Young women are also making clear that the prospect of having children is more daunting for female partners.
"It’s because men having a child and a woman having a child are two completely different experiences in society, physically and mentally and honestly, socially too," one TikTok user said in response to research about younger men desiring children more than young women.
"If I could assume the position of the father societally, I’d have tons of kids," another user said.
The concept of taking time out of work to care for young children is a highly gendered activity in Australia, with women not only taking more parental leave but also experiencing reduced work hours and longer-term withdrawal from employment compared to men.
Women are also increasingly facing the demands associated with balancing employment and raising children.
In 2000, both parents were employed in 56 per cent of Australian couple families with children under 15. By 2022, that number had shot up to 71 per cent, according to the Australian Institute of Family Studies.

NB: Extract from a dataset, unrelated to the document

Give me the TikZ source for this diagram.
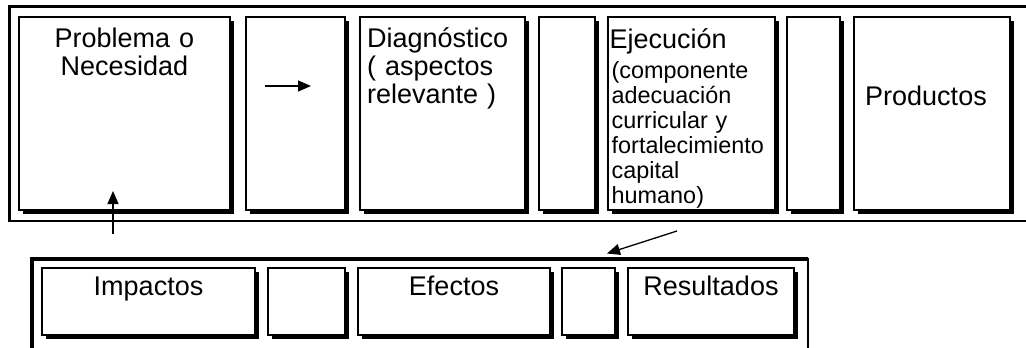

Seidler says that young men may not only be not taking into full consideration the burden on female partners, they may also be underestimating the amount of work and complexity that having a child will add to their own lives.
He says the demands of having children are communicated with far more clarity among women than they are among young men and they would benefit from clearer dialogues around the expectations of fatherhood.
"Men do not get anything tangible about how their life is going to change, what they need to do, how it's going to look," he says.
Seidler says his own experience of becoming a parent has demonstrated to him that men talking about the realities of parenthood is "not a socially condoned conversation".